Beyond the estimated 180,000 electricity thieves, Jamaica’s squatter population of around 900,000 serves as a recruitment pool for persons extracting power from the Jamaica Public Service Company’s (JPS) grid.

Perhaps nowhere is the problem more endemic than in the St John’s Road community of St Catherine, where 96 per cent of power is illegally abstracted. Offenders have consistently breached the anti-theft infrastructure and found ways of tapping power supply through low-technology throw-ups.

“What this means is that many children are raised in households where theft is normal, and a means to survive, and if you hear them talking about it, they talk about it as a form of welfare,” Clayton said at a recent Gleaner Editors’ Forum.

He said the misconceived cultural norm was at odds, in some cases, with the narrative of poverty because some householders operated air conditioning, refrigerators, and other high-energy electrical appliances.

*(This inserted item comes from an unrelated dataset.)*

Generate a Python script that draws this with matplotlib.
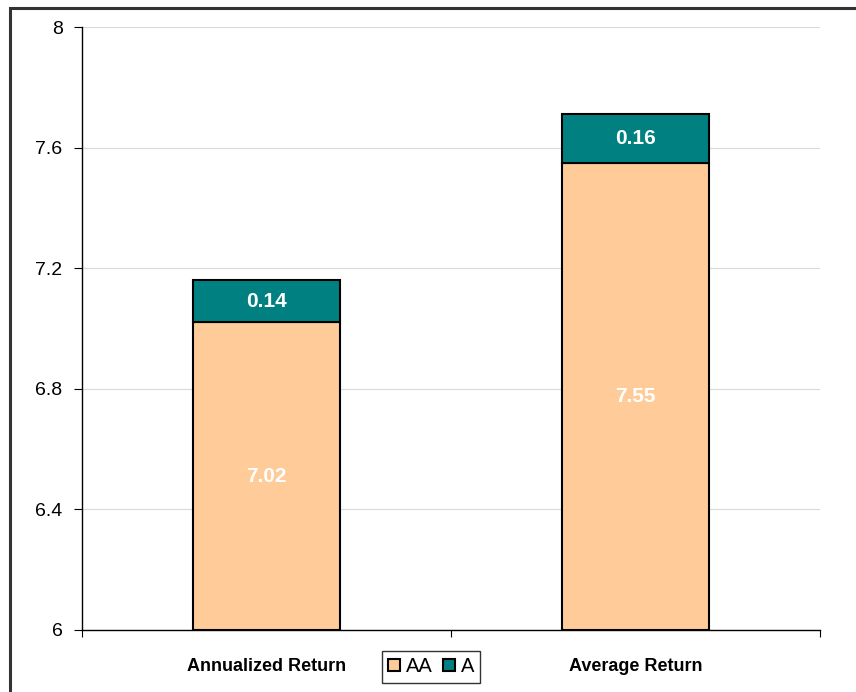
import matplotlib
matplotlib.use("Agg")
import matplotlib.pyplot as plt
from matplotlib.patches import Rectangle
from matplotlib.lines import Line2D

categories = ["Annualized Return", "Average Return"]
aa_values = [7.02, 7.55]
a_values = [0.14, 0.16]
y_ticks = [6, 6.4, 6.8, 7.2, 7.6, 8]
y_tick_labels = ["6", "6.4", "6.8", "7.2", "7.6", "8"]

base = 6.0
aa_color = "#FFCC99"
a_color = "#008080"

plt.rcParams["font.family"] = ["Liberation Sans", "DejaVu Sans"]

fig = plt.figure(figsize=(8.56, 6.92), dpi=100)
ax = fig.add_axes([82 / 856, 1 - 630 / 692, 738 / 856, 603 / 692])

# outer chart frame
fig.patches.append(Rectangle((10 / 856, -0.05), 1.1, 1 - 8 / 692 + 0.05,
                             transform=fig.transFigure, fill=False,
                             edgecolor="#333333", linewidth=2.2, zorder=0))

x = list(range(len(categories)))
width = 0.4
ax.bar(x, [v - base for v in aa_values], bottom=base, width=width,
       color=aa_color, edgecolor="black", linewidth=1.5, zorder=3)
ax.bar(x, a_values, bottom=aa_values, width=width,
       color=a_color, edgecolor="black", linewidth=1.5, zorder=3)

for xi, aa, a in zip(x, aa_values, a_values):
    ax.text(xi, (base + aa) / 2, f"{aa:.2f}", ha="center", va="center",
            color="white", fontsize=15, fontweight="bold", zorder=4)
    ax.text(xi, aa + a / 2, f"{a:.2f}", ha="center", va="center",
            color="white", fontsize=15, fontweight="bold", zorder=4)

ax.set_xlim(-0.5, len(categories) - 0.5)
ax.set_ylim(6, 8)
ax.set_yticks(y_ticks)
ax.set_yticklabels(y_tick_labels, fontsize=14)
ax.yaxis.grid(True, color="#d9d9d9", linewidth=0.8, zorder=0)
ax.set_axisbelow(True)

# category boundary ticks on the x axis, labels centered under bars
ax.set_xticks([-0.5, 0.5, 1.5])
ax.set_xticklabels([])
ax.set_xticks(x, minor=True)
ax.set_xticklabels(categories, minor=True, fontsize=13, fontweight="bold")
ax.tick_params(axis="x", which="minor", length=0, pad=20)
ax.tick_params(axis="x", which="major", length=5, direction="out", width=0.8)
ax.tick_params(axis="y", length=6, direction="out", width=0.8, pad=8)

for s in ["top", "right"]:
    ax.spines[s].set_visible(False)
for s in ["left", "bottom"]:
    ax.spines[s].set_linewidth(1.0)
    ax.spines[s].set_color("black")

handles = [
    Line2D([], [], marker="s", linestyle="none", markersize=8,
           markerfacecolor=aa_color, markeredgecolor="black", markeredgewidth=1.5),
    Line2D([], [], marker="s", linestyle="none", markersize=8,
           markerfacecolor=a_color, markeredgecolor="black", markeredgewidth=1.5),
]
leg = fig.legend(handles, ["AA", "A"], loc="center", ncol=2,
                 bbox_to_anchor=(431 / 856, 1 - 667 / 692), frameon=True,
                 fancybox=False, edgecolor="black", fontsize=14.5,
                 handlelength=0.6, handletextpad=0.3, columnspacing=0.5,
                 borderpad=0.3)
leg.get_frame().set_linewidth(1.0)

fig.savefig("out.png", dpi=100)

The estimated US$200 million in annual losses to electricity theft starves the JPS of the financial resources to modernise the grid for efficiency and move decisively to renewable energy, which would drive down the cost of electricity, said Clayton.

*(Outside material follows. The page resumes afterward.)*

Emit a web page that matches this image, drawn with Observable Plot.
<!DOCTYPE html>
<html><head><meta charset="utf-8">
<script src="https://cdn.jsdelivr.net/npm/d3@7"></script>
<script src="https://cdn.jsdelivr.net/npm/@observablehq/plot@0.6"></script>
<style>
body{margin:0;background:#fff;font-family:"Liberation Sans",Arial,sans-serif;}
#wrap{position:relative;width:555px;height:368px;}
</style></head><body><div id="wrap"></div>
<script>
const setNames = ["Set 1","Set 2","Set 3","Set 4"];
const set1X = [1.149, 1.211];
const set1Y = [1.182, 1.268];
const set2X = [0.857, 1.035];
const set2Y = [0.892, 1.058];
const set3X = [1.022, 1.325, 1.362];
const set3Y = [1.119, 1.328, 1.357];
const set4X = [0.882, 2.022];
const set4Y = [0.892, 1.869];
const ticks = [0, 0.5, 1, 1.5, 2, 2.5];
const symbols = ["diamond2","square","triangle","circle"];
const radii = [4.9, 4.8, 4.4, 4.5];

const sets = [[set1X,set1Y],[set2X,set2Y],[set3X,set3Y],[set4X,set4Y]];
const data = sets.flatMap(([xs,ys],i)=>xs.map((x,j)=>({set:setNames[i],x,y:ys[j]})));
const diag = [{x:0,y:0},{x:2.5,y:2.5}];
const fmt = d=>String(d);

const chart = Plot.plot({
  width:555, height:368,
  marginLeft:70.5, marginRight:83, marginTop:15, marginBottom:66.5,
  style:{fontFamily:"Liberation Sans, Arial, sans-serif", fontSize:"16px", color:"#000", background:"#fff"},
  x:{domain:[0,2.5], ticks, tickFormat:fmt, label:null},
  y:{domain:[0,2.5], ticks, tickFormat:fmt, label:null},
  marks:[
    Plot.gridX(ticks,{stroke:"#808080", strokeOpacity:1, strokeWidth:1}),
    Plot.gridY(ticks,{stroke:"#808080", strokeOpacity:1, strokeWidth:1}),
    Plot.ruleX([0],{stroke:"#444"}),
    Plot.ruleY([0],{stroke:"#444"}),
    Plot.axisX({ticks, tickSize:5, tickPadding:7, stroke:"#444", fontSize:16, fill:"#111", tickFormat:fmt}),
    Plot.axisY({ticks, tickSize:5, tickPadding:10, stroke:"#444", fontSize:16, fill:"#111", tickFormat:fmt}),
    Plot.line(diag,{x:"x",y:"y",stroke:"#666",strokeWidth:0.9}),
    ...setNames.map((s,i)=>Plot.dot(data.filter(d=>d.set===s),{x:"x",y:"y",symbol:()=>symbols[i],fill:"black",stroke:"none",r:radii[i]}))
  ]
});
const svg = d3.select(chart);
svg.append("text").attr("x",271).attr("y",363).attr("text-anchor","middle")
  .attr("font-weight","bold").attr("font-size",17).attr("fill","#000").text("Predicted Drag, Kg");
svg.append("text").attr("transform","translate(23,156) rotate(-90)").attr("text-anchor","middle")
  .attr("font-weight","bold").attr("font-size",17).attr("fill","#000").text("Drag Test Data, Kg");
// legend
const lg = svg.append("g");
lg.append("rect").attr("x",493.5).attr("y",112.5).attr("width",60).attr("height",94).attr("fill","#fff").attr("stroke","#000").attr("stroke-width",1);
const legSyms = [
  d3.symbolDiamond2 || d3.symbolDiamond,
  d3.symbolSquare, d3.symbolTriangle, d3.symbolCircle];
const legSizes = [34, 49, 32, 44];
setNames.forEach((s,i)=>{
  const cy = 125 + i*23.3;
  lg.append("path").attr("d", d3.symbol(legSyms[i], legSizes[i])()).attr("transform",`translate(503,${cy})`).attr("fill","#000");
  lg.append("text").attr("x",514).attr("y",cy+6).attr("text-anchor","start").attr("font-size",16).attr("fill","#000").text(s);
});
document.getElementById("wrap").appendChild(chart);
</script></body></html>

St Andrew South West Member of Parliament Dr Angela Brown Burke, while agreeing that the problem is cultural, noted that intergenerational poverty was at the heart of the problem.

“We have to deal with the underlying conditions that are causing these behaviours. There are issues like where they live. Many of them don’t have papers to the property they occupy to even approach JPS for a connection,” she said.

Burke, a former mayor of Kingston, has blamed the Government for giving a pass to the JPS by not ensuring that the company is producing as cheaply as possible.

Former Energy Minister Andrew Wheatley acknowledged that affordability was a core factor fuelling the scourge. He said that he has been at the forefront of assisting the people of St John’s Road, a section of which falls within his St Catherine South Central constituency.

“We have started a public education campaign to sensitise members of the community. We have engaged them in a particular programme to wire their houses and to get certification ... to take to the JPS for legal connection,” Wheatley disclosed.

Those appeals, however, appear to have fallen on deaf ears.

The destruction of seven transformers on St John’s Road has cost the company approximately $1.9 million. Power thieves have been labelled the culprits. Transformers typically have a lifetime of 15 to 20 years.

Winsome Callum, director of corporate communications at JPS, said that legislators and the security forces must bear some of the blame for the perpetuation of power theft.

“Nowhere in the world has this problem been successfully dealt with without political leadership. Nowhere in the world has the utility company been expected to act as police, judiciary, social-change agent, technical grid operator, etc, in dealing with this crime problem,” she said.